A proposito, che cosa pensa dei tre grattacieli che dovranno sorgere a Milano nell’area dell’ex Fiera, uno dei quali firmato da Libeskind?
«Sono l’esempio di un’architettura autoreferenziale, che si cita reciprocamente. Sono un prodotto glamour, l’unico che si sia in grado di realizzare in una città che sembra una città di provincia».
Lei ha lavorato a Barcellona, chiamato da Josep Acebillo che dirige il piano per le trasfomazioni della città. Da quell’esperienza ha ricavato un’impressione contraddittoria. Perché?
«Barcellona attrae per la sua singolare maniera di vivere, per la socialità densa che esprime. Ricordo interi pomeriggi passati ad ammirare la semplicità dell’arredo urbano, la manutenzione di panchine e muretti, che erano uno dei punti di forza del piano di Oriol Bohigas. Ora la città sembra tornata a vecchie forme di nazionalismo catalano.

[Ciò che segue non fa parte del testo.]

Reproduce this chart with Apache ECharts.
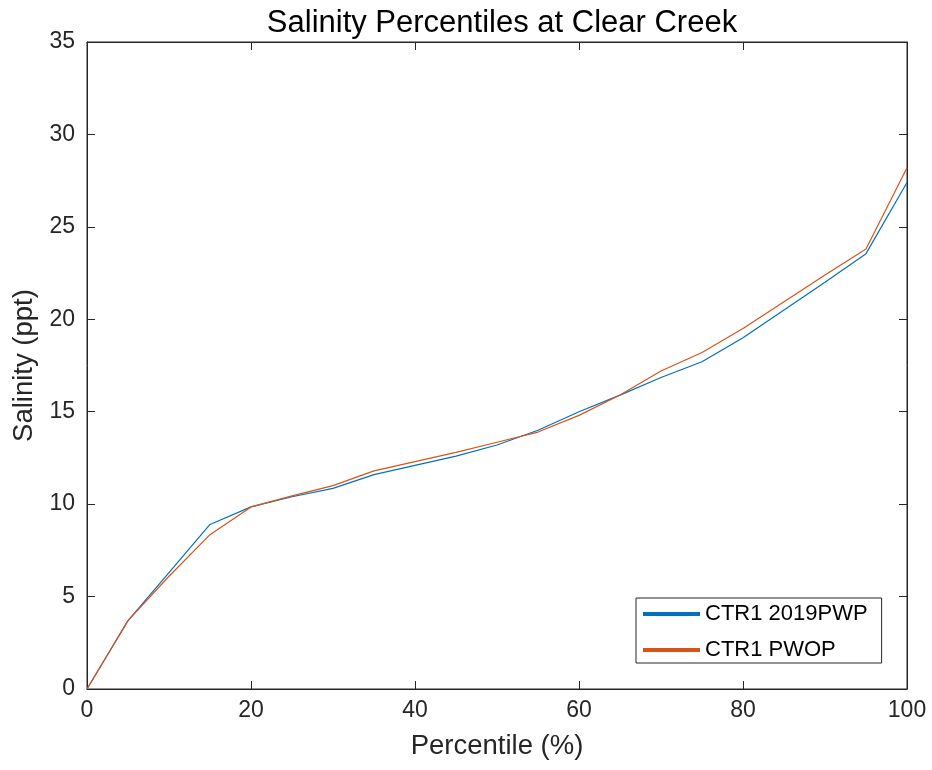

Credo non ne possa più di quel cosmopolitismo che si è realizzato negli ultimi decenni e che i giovani di tutto il mondo ancora vanno a cercare».
Troppo turismo?
«Barcellona è visitata da cinquanta milioni di persone ogni anno. Si è superato un limite. E la città funziona in modo schizofrenico: la parte antica è un tritacarne di turisti, la parte ottocentesca ha alzato barricate contro i turisti. Non si è realizzato lo sposalizio fra le due anime. I risultati di quanto fatto in questi decenni sono ben visibili e di splendida qualità. Ma anche Barcellona rischia di diventare un logo. E se una città si trasforma in un logo è meglio andare a vivere altrove».